Er soll mir bei meiner Alltagsbewältigung nützen. Er soll
mir Beiträge zur Stabilisierung des Gemeinwesens
erleichtern. Er möge mir – und das ist seine vielleicht
menschlichste Funktion – Erkenntnisgewinn bringen.
Erkenntnis! (Nicht durch Verkündigung, sondern durch
Wissenserwerb.) Hier übrigens drei weitere Bücher, die ich
empfehlenswert finde.
+) Watzlawik, Beavin & Jackson:
„Menschliche Kommunikation“. Ein Klassiker
zu Themen, die mindestens jenen vertraut sein sollten, die
sich auf Bühnen stellen und dem Volk etwas zurufen. +)

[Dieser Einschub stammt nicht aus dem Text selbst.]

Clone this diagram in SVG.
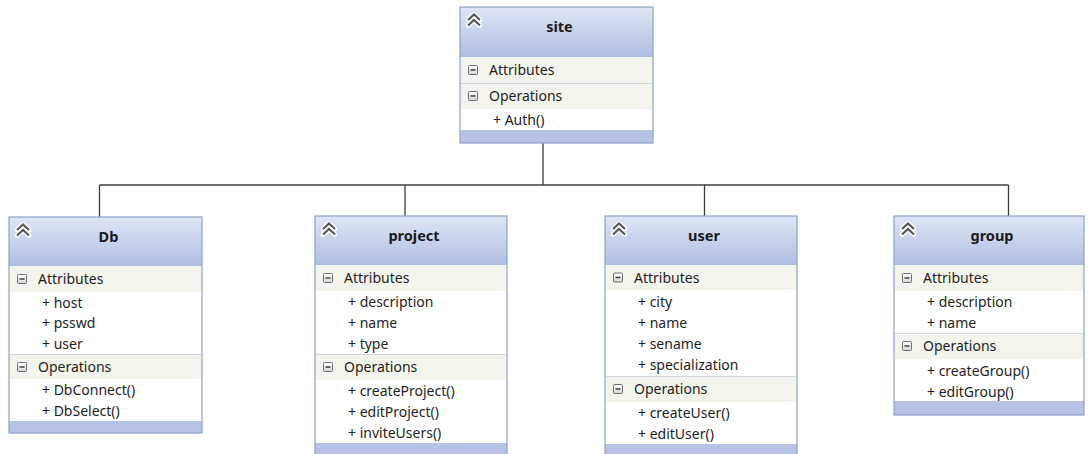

Niklas Luhmann: „Macht“. Ein kleiner,
feiner Essay, der etliche Grundlagen verdeutlicht, damit wir
besser wissen, wovon wir reden, wenn wir über Macht
sprechen. +) Friedrich Hacker: „Das
Faschismus-Syndrom“. Der Aggressionsforscher hat
diesen Essay 1992 publiziert, als die Wirkung der Neuen
Rechten quer durch Europa unübersehbar geworden war.